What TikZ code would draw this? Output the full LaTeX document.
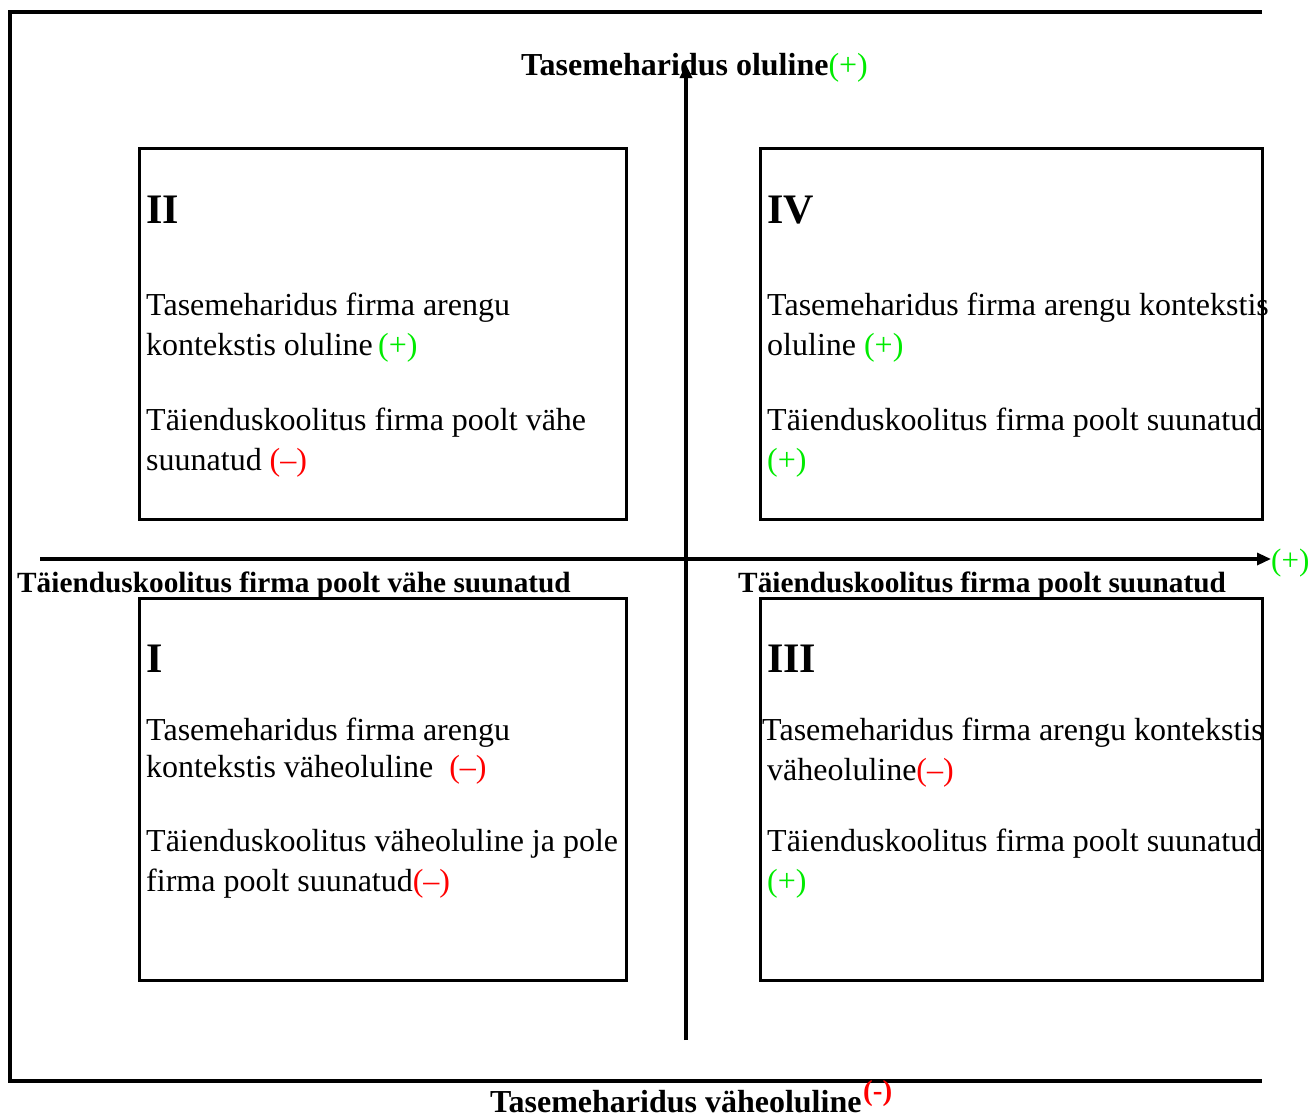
\documentclass[tikz,border=0pt]{standalone}
\usepackage{fontspec}
\setmainfont{Liberation Serif}
\usetikzlibrary{arrows.meta}
\definecolor{plusgreen}{RGB}{0,235,0}
\definecolor{minusred}{RGB}{255,0,0}
\newcommand{\pl}{\textcolor{plusgreen}{(+)}}
\newcommand{\mn}{\textcolor{minusred}{(–)}}
\tikzset{
  txt/.style={anchor=base west, inner sep=0pt, font=\fontsize{32}{36}\selectfont},
  head/.style={anchor=base west, inner sep=0pt, font=\bfseries\fontsize{29.3}{34}\selectfont},
  bighead/.style={anchor=base west, inner sep=0pt, font=\bfseries\fontsize{32}{36}\selectfont},
  roman/.style={anchor=base west, inner sep=0pt, font=\bfseries\fontsize{42}{48}\selectfont},
  quad/.style={draw, line width=3pt},
  axis/.style={line width=3.2pt, -{Triangle[length=14pt,width=12pt]}},
  frame/.style={line width=3.4pt}
}
\begin{document}
\begin{tikzpicture}[x=1pt,y=-1pt]
\useasboundingbox (0,0) rectangle (1309,1117);
% frame (left, top, bottom)
\draw[frame] (1262,12) -- (10,12) -- (10,1081) -- (1262,1081);
% quadrant boxes
\draw[quad] (139,148) rectangle (626,519);
\draw[quad] (760,148) rectangle (1262,519);
\draw[quad] (139,598) rectangle (626,980);
\draw[quad] (760,598) rectangle (1262,980);
% axes
\coordinate (vb) at (686,1040);
\coordinate (vt) at (686,64);
\coordinate (hl) at (40,559);
\coordinate (hr) at (1271,559);
\draw[axis] (vb) -- (vt);
\draw[axis] (hl) -- (hr);
% axis labels
\node[bighead] (ltop) at (521,75) {Tasemeharidus oluline\textmd{\pl}};
\node[bighead] (lbot) at (490,1112) {Tasemeharidus väheoluline};
\node[anchor=base west, inner sep=0pt, font=\bfseries\fontsize{29}{32}\selectfont, text=minusred] (lbotm) at (863,1100) {(-)};
\node[anchor=base west, inner sep=0pt, font=\fontsize{31}{34}\selectfont] (lright) at (1271,570) {\pl};
\node[head] (lleft) at (17,592) {Täienduskoolitus firma poolt vähe suunatud};
\node[head] (lrt) at (738,592) {Täienduskoolitus firma poolt suunatud};
% Quadrant II
\node[roman] (r2) at (146,223) {II};
\node[txt] (a1) at (146,315) {Tasemeharidus firma arengu};
\node[txt] (a2) at (146,355) {kontekstis oluline\,\pl};
\node[txt] (a3) at (146,430) {Täienduskoolitus firma poolt vähe};
\node[txt] (a4) at (146,470) {suunatud \mn};
% Quadrant IV
\node[roman] (r4) at (767,223) {IV};
\node[txt] (b1) at (767,315) {Tasemeharidus firma arengu kontekstis};
\node[txt] (b2) at (767,355) {oluline \pl};
\node[txt] (b3) at (767,430) {Täienduskoolitus firma poolt suunatud};
\node[txt] (b4) at (767,470) {\pl};
% Quadrant I
\node[roman] (r1) at (146,672) {I};
\node[txt] (c1) at (146,740) {Tasemeharidus firma arengu};
\node[txt] (c2) at (146,777) {kontekstis väheoluline \ \mn};
\node[txt] (c3) at (146,851) {Täienduskoolitus väheoluline ja pole};
\node[txt] (c4) at (146,891) {firma poolt suunatud\mn};
% Quadrant III
\node[roman] (r3) at (767,672) {III};
\node[txt] (d1) at (762,740) {Tasemeharidus firma arengu kontekstis};
\node[txt] (d2) at (767,780) {väheoluline\mn};
\node[txt] (d3) at (767,851) {Täienduskoolitus firma poolt suunatud};
\node[txt] (d4) at (767,891) {\pl};
\end{tikzpicture}
\end{document}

**TASK DETAILS**
Write out the listing word for word, omitting the pictures it holds.

**REPLY**
What TikZ code would draw this? Output the full LaTeX document.
\documentclass[tikz,border=0pt]{standalone}
\usepackage{fontspec}
\setmainfont{Liberation Serif}
\usetikzlibrary{arrows.meta}
\definecolor{plusgreen}{RGB}{0,235,0}
\definecolor{minusred}{RGB}{255,0,0}
\newcommand{\pl}{\textcolor{plusgreen}{(+)}}
\newcommand{\mn}{\textcolor{minusred}{(–)}}
\tikzset{
  txt/.style={anchor=base west, inner sep=0pt, font=\fontsize{32}{36}\selectfont},
  head/.style={anchor=base west, inner sep=0pt, font=\bfseries\fontsize{29.3}{34}\selectfont},
  bighead/.style={anchor=base west, inner sep=0pt, font=\bfseries\fontsize{32}{36}\selectfont},
  roman/.style={anchor=base west, inner sep=0pt, font=\bfseries\fontsize{42}{48}\selectfont},
  quad/.style={draw, line width=3pt},
  axis/.style={line width=3.2pt, -{Triangle[length=14pt,width=12pt]}},
  frame/.style={line width=3.4pt}
}
\begin{document}
\begin{tikzpicture}[x=1pt,y=-1pt]
\useasboundingbox (0,0) rectangle (1309,1117);
% frame (left, top, bottom)
\draw[frame] (1262,12) -- (10,12) -- (10,1081) -- (1262,1081);
% quadrant boxes
\draw[quad] (139,148) rectangle (626,519);
\draw[quad] (760,148) rectangle (1262,519);
\draw[quad] (139,598) rectangle (626,980);
\draw[quad] (760,598) rectangle (1262,980);
% axes
\coordinate (vb) at (686,1040);
\coordinate (vt) at (686,64);
\coordinate (hl) at (40,559);
\coordinate (hr) at (1271,559);
\draw[axis] (vb) -- (vt);
\draw[axis] (hl) -- (hr);
% axis labels
\node[bighead] (ltop) at (521,75) {Tasemeharidus oluline\textmd{\pl}};
\node[bighead] (lbot) at (490,1112) {Tasemeharidus väheoluline};
\node[anchor=base west, inner sep=0pt, font=\bfseries\fontsize{29}{32}\selectfont, text=minusred] (lbotm) at (863,1100) {(-)};
\node[anchor=base west, inner sep=0pt, font=\fontsize{31}{34}\selectfont] (lright) at (1271,570) {\pl};
\node[head] (lleft) at (17,592) {Täienduskoolitus firma poolt vähe suunatud};
\node[head] (lrt) at (738,592) {Täienduskoolitus firma poolt suunatud};
% Quadrant II
\node[roman] (r2) at (146,223) {II};
\node[txt] (a1) at (146,315) {Tasemeharidus firma arengu};
\node[txt] (a2) at (146,355) {kontekstis oluline\,\pl};
\node[txt] (a3) at (146,430) {Täienduskoolitus firma poolt vähe};
\node[txt] (a4) at (146,470) {suunatud \mn};
% Quadrant IV
\node[roman] (r4) at (767,223) {IV};
\node[txt] (b1) at (767,315) {Tasemeharidus firma arengu kontekstis};
\node[txt] (b2) at (767,355) {oluline \pl};
\node[txt] (b3) at (767,430) {Täienduskoolitus firma poolt suunatud};
\node[txt] (b4) at (767,470) {\pl};
% Quadrant I
\node[roman] (r1) at (146,672) {I};
\node[txt] (c1) at (146,740) {Tasemeharidus firma arengu};
\node[txt] (c2) at (146,777) {kontekstis väheoluline \ \mn};
\node[txt] (c3) at (146,851) {Täienduskoolitus väheoluline ja pole};
\node[txt] (c4) at (146,891) {firma poolt suunatud\mn};
% Quadrant III
\node[roman] (r3) at (767,672) {III};
\node[txt] (d1) at (762,740) {Tasemeharidus firma arengu kontekstis};
\node[txt] (d2) at (767,780) {väheoluline\mn};
\node[txt] (d3) at (767,851) {Täienduskoolitus firma poolt suunatud};
\node[txt] (d4) at (767,891) {\pl};
\end{tikzpicture}
\end{document}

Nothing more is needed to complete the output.